━━ Data ━━

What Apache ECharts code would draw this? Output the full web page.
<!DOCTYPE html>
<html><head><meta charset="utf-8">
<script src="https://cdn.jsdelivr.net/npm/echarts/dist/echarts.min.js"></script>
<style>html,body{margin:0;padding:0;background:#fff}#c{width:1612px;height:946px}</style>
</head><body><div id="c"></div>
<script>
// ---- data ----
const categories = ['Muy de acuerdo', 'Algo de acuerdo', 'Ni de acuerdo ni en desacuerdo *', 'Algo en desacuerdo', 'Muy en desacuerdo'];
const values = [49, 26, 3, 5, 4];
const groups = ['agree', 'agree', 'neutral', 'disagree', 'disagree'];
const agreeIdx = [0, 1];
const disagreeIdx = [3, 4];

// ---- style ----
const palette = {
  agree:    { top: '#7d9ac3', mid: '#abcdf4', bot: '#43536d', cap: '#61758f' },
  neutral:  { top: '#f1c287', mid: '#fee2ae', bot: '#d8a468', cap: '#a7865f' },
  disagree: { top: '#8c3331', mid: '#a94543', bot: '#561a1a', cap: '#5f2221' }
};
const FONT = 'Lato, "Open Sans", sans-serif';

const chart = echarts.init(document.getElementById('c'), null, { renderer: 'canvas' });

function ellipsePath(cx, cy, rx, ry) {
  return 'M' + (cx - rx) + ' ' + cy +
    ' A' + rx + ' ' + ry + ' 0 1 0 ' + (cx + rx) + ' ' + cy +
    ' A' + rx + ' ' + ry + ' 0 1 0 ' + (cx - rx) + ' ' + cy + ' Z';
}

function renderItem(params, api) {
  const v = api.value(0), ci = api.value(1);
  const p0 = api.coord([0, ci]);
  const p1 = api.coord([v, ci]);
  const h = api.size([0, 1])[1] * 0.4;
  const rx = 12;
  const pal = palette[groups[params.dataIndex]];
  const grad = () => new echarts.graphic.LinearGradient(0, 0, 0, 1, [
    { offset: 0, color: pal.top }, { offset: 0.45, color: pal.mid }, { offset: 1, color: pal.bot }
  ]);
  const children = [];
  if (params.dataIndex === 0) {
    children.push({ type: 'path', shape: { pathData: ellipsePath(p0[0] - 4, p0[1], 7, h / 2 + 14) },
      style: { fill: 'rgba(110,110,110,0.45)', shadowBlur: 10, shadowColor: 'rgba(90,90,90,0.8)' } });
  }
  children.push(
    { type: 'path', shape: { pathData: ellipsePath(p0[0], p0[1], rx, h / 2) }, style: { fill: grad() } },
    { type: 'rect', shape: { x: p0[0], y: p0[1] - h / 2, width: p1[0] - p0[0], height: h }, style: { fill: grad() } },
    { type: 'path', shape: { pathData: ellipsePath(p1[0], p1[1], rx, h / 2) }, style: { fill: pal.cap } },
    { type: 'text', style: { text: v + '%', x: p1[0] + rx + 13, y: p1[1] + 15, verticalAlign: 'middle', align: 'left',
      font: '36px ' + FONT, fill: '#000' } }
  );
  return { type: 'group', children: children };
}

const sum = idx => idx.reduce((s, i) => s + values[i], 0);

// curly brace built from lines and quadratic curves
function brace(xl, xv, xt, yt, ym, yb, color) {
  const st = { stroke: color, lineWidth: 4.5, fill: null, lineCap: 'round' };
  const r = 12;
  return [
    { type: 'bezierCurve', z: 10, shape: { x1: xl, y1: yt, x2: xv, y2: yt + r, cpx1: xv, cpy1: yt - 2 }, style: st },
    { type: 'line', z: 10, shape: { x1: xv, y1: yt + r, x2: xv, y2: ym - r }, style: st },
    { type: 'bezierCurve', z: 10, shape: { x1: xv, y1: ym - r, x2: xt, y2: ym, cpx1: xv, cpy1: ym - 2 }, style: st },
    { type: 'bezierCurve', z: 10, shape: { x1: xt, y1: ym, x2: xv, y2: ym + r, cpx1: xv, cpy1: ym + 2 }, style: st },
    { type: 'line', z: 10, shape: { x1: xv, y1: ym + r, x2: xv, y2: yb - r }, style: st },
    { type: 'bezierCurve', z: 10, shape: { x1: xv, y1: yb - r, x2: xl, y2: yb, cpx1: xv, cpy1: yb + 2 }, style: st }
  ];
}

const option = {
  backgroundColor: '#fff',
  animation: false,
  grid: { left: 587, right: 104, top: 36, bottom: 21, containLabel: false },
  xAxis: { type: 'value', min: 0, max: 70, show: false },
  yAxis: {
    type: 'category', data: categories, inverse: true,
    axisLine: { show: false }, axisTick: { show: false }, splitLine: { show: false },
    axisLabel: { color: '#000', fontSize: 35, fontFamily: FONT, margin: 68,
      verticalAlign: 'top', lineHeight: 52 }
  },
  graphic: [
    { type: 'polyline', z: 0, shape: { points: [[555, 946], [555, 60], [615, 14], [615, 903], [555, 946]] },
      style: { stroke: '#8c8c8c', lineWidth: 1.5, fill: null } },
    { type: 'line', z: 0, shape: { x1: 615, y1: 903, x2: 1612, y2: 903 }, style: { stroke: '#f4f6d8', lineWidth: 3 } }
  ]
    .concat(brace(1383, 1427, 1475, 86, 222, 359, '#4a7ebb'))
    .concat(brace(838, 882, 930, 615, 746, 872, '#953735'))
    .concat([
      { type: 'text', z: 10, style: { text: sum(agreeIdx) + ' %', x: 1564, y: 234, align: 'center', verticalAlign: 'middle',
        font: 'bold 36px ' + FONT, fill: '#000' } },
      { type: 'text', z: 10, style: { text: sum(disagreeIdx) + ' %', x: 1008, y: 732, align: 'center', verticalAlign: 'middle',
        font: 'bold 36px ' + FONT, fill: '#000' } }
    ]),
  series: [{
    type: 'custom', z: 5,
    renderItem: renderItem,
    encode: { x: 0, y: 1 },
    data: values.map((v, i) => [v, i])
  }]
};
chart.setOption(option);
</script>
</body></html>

━━━

- [Task goal]
Print the whole listing again, exactly.

- [Result for this task]
What Apache ECharts code would draw this? Output the full web page.
<!DOCTYPE html>
<html><head><meta charset="utf-8">
<script src="https://cdn.jsdelivr.net/npm/echarts/dist/echarts.min.js"></script>
<style>html,body{margin:0;padding:0;background:#fff}#c{width:1612px;height:946px}</style>
</head><body><div id="c"></div>
<script>
// ---- data ----
const categories = ['Muy de acuerdo', 'Algo de acuerdo', 'Ni de acuerdo ni en desacuerdo *', 'Algo en desacuerdo', 'Muy en desacuerdo'];
const values = [49, 26, 3, 5, 4];
const groups = ['agree', 'agree', 'neutral', 'disagree', 'disagree'];
const agreeIdx = [0, 1];
const disagreeIdx = [3, 4];

// ---- style ----
const palette = {
  agree:    { top: '#7d9ac3', mid: '#abcdf4', bot: '#43536d', cap: '#61758f' },
  neutral:  { top: '#f1c287', mid: '#fee2ae', bot: '#d8a468', cap: '#a7865f' },
  disagree: { top: '#8c3331', mid: '#a94543', bot: '#561a1a', cap: '#5f2221' }
};
const FONT = 'Lato, "Open Sans", sans-serif';

const chart = echarts.init(document.getElementById('c'), null, { renderer: 'canvas' });

function ellipsePath(cx, cy, rx, ry) {
  return 'M' + (cx - rx) + ' ' + cy +
    ' A' + rx + ' ' + ry + ' 0 1 0 ' + (cx + rx) + ' ' + cy +
    ' A' + rx + ' ' + ry + ' 0 1 0 ' + (cx - rx) + ' ' + cy + ' Z';
}

function renderItem(params, api) {
  const v = api.value(0), ci = api.value(1);
  const p0 = api.coord([0, ci]);
  const p1 = api.coord([v, ci]);
  const h = api.size([0, 1])[1] * 0.4;
  const rx = 12;
  const pal = palette[groups[params.dataIndex]];
  const grad = () => new echarts.graphic.LinearGradient(0, 0, 0, 1, [
    { offset: 0, color: pal.top }, { offset: 0.45, color: pal.mid }, { offset: 1, color: pal.bot }
  ]);
  const children = [];
  if (params.dataIndex === 0) {
    children.push({ type: 'path', shape: { pathData: ellipsePath(p0[0] - 4, p0[1], 7, h / 2 + 14) },
      style: { fill: 'rgba(110,110,110,0.45)', shadowBlur: 10, shadowColor: 'rgba(90,90,90,0.8)' } });
  }
  children.push(
    { type: 'path', shape: { pathData: ellipsePath(p0[0], p0[1], rx, h / 2) }, style: { fill: grad() } },
    { type: 'rect', shape: { x: p0[0], y: p0[1] - h / 2, width: p1[0] - p0[0], height: h }, style: { fill: grad() } },
    { type: 'path', shape: { pathData: ellipsePath(p1[0], p1[1], rx, h / 2) }, style: { fill: pal.cap } },
    { type: 'text', style: { text: v + '%', x: p1[0] + rx + 13, y: p1[1] + 15, verticalAlign: 'middle', align: 'left',
      font: '36px ' + FONT, fill: '#000' } }
  );
  return { type: 'group', children: children };
}

const sum = idx => idx.reduce((s, i) => s + values[i], 0);

// curly brace built from lines and quadratic curves
function brace(xl, xv, xt, yt, ym, yb, color) {
  const st = { stroke: color, lineWidth: 4.5, fill: null, lineCap: 'round' };
  const r = 12;
  return [
    { type: 'bezierCurve', z: 10, shape: { x1: xl, y1: yt, x2: xv, y2: yt + r, cpx1: xv, cpy1: yt - 2 }, style: st },
    { type: 'line', z: 10, shape: { x1: xv, y1: yt + r, x2: xv, y2: ym - r }, style: st },
    { type: 'bezierCurve', z: 10, shape: { x1: xv, y1: ym - r, x2: xt, y2: ym, cpx1: xv, cpy1: ym - 2 }, style: st },
    { type: 'bezierCurve', z: 10, shape: { x1: xt, y1: ym, x2: xv, y2: ym + r, cpx1: xv, cpy1: ym + 2 }, style: st },
    { type: 'line', z: 10, shape: { x1: xv, y1: ym + r, x2: xv, y2: yb - r }, style: st },
    { type: 'bezierCurve', z: 10, shape: { x1: xv, y1: yb - r, x2: xl, y2: yb, cpx1: xv, cpy1: yb + 2 }, style: st }
  ];
}

const option = {
  backgroundColor: '#fff',
  animation: false,
  grid: { left: 587, right: 104, top: 36, bottom: 21, containLabel: false },
  xAxis: { type: 'value', min: 0, max: 70, show: false },
  yAxis: {
    type: 'category', data: categories, inverse: true,
    axisLine: { show: false }, axisTick: { show: false }, splitLine: { show: false },
    axisLabel: { color: '#000', fontSize: 35, fontFamily: FONT, margin: 68,
      verticalAlign: 'top', lineHeight: 52 }
  },
  graphic: [
    { type: 'polyline', z: 0, shape: { points: [[555, 946], [555, 60], [615, 14], [615, 903], [555, 946]] },
      style: { stroke: '#8c8c8c', lineWidth: 1.5, fill: null } },
    { type: 'line', z: 0, shape: { x1: 615, y1: 903, x2: 1612, y2: 903 }, style: { stroke: '#f4f6d8', lineWidth: 3 } }
  ]
    .concat(brace(1383, 1427, 1475, 86, 222, 359, '#4a7ebb'))
    .concat(brace(838, 882, 930, 615, 746, 872, '#953735'))
    .concat([
      { type: 'text', z: 10, style: { text: sum(agreeIdx) + ' %', x: 1564, y: 234, align: 'center', verticalAlign: 'middle',
        font: 'bold 36px ' + FONT, fill: '#000' } },
      { type: 'text', z: 10, style: { text: sum(disagreeIdx) + ' %', x: 1008, y: 732, align: 'center', verticalAlign: 'middle',
        font: 'bold 36px ' + FONT, fill: '#000' } }
    ]),
  series: [{
    type: 'custom', z: 5,
    renderItem: renderItem,
    encode: { x: 0, y: 1 },
    data: values.map((v, i) => [v, i])
  }]
};
chart.setOption(option);
</script>
</body></html>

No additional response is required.